Three weeks from the Republican primary for governor, Tom Foley suggested that his rival for the nomination, Senate Minority Leader John P. McKinney, end his campaign and endorse Foley. McKinney declined Thursday and made his own suggestion: Foley should try engaging on the issues.
“Obviously, Tom Foley’s polling is telling him the same thing ours is telling us: this race is now competitive,” McKinney said. “After a disastrous debate performance and an unwillingness to give voters a straight answer on any important issue, voters are turning toward our plan for spending reductions and real tax relief.”
Foley made his suggestion that McKinney quit during an interview with the editorial board of The Day of New London.
“I think the right thing for John to do is to drop out of the race and endorse me, and I hope he does it,” Foley said. “John is a good guy, he has a political future, but I think to run in this primary and to lose, which I think is what will happen, doesn’t make sense for him. And to be taking on a Republican candidate who came as close as I did in 2010, is likely to win the primary and also has a very good shot of winning in November, I think is a mistake.”

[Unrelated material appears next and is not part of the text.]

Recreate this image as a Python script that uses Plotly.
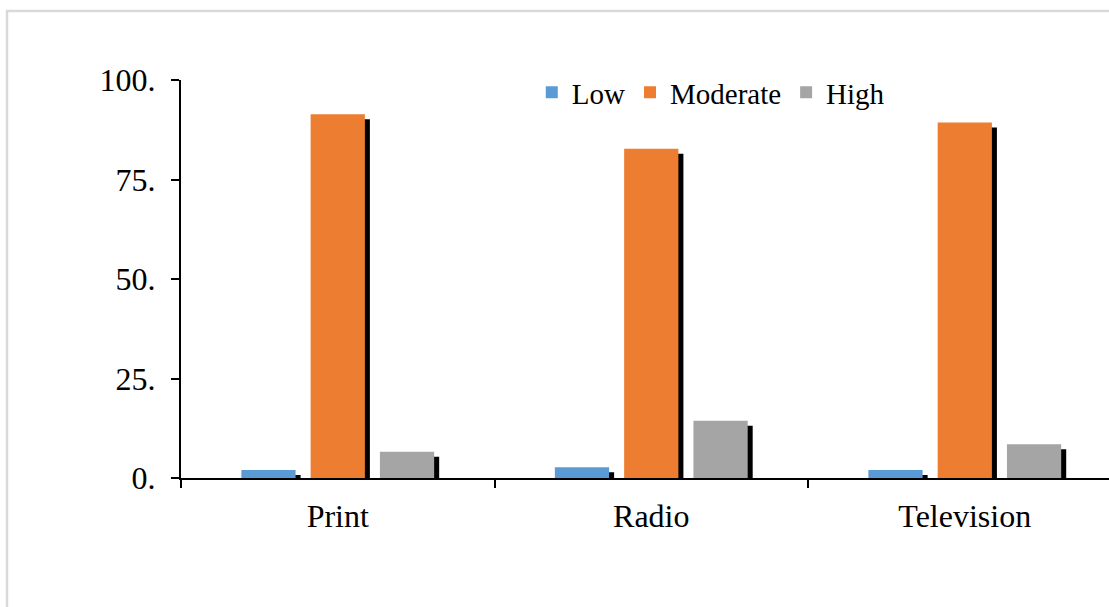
import plotly.graph_objects as go

categories = ["Print", "Radio", "Television"]
low = [2.0, 2.7, 2.0]
moderate = [91.4, 82.7, 89.3]
high = [6.6, 14.4, 8.5]

series = [
    ("Low", low, "#5B9BD5"),
    ("Moderate", moderate, "#ED7D31"),
    ("High", high, "#A5A5A5"),
]

bar_w = 0.173
step = 0.221
shadow_dx = 0.016
shadow_dy = 1.26

FONT = "Liberation Serif"

fig = go.Figure()

# shadows first (behind)
for i, (name, vals, col) in enumerate(series):
    off = (i - 1) * step - bar_w / 2
    fig.add_trace(go.Bar(
        x=categories, y=vals, base=[-shadow_dy] * len(vals),
        width=bar_w, offset=off + shadow_dx,
        marker=dict(color="black", line=dict(width=0)),
        showlegend=False, hoverinfo="skip",
    ))

for i, (name, vals, col) in enumerate(series):
    off = (i - 1) * step - bar_w / 2
    fig.add_trace(go.Bar(
        x=categories, y=vals, name=name,
        width=bar_w, offset=off,
        marker=dict(color=col, line=dict(width=0)),
    ))

fig.update_layout(
    width=1109, height=607,
    barmode="overlay",
    paper_bgcolor="white", plot_bgcolor="white",
    margin=dict(l=181, r=0, t=80, b=129),
    font=dict(family=FONT, size=29, color="black"),
    legend=dict(orientation="h", x=0.378, xanchor="left", y=1.033, yanchor="top",
                font=dict(family=FONT, size=29, color="black"),
                bgcolor="rgba(0,0,0,0)", traceorder="normal"),
    shapes=[dict(type="rect", xref="paper", yref="paper",
                 x0=(7 - 181) / 928, x1=1.1, y0=-0.5, y1=(478 - 11) / 398,
                 line=dict(color="#d9d9d9", width=2.5), fillcolor="rgba(0,0,0,0)",
                 layer="below")],
)

fig.update_xaxes(
    type="category", range=[-0.5, 2.46],
    showline=True, linecolor="black", linewidth=2,
    ticks="outside", tickson="boundaries", ticklen=8, tickcolor="black", tickwidth=2,
    showgrid=False, zeroline=False,
    tickfont=dict(family=FONT, size=32, color="black"),
    ticklabelstandoff=9,
)
fig.update_yaxes(
    range=[0, 100],
    tickvals=[0, 25, 50, 75, 100],
    ticktext=["0.", "25.", "50.", "75.", "100."],
    showline=True, linecolor="black", linewidth=2,
    ticks="outside", ticklen=8, tickcolor="black", tickwidth=2,
    showgrid=False, zeroline=False,
    tickfont=dict(family=FONT, size=32, color="black"),
    ticklabelstandoff=9,
)

fig.write_html("out.html", config={"displayModeBar": False},
               post_script="document.body.style.margin='0';")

Foley, who lost by just 6,604 votes in 2010, had a commanding lead in the last public poll, but that was May 9, before the first of their their two televised debates and before both men began airing their television ads. The debate on FoxCT had a small audience, but McKinney dominated as Foley stuck to a strategy of staying vague on issues ranging from the budget to gun control.
McKinney is trying to make an issue of Foley’s unwillingness to engage, while dismissing his opponent’s status as the convention-endorsed candidate. Foley was endorsed Monday by New Jersey Gov. Chris Christie, the chairman of he Republican Governors Association.
“I appreciate that having taken over the state party machine, Tom would like to dictate the outcome of this primary instead of engaging me on the issues,” McKinney said.
Foley has agreed to one final final debate with McKinney on the Sunday before the Aug. 12 primary.
Both candidates are participating in the voluntary public financing program, in which they agree to a spending limit of $1.6 million for the primary in return for $1.35 million in public funds. The winner will get $6.5 million for the general election, the same as the Democratic nominee, Gov. Dannel P. Malloy.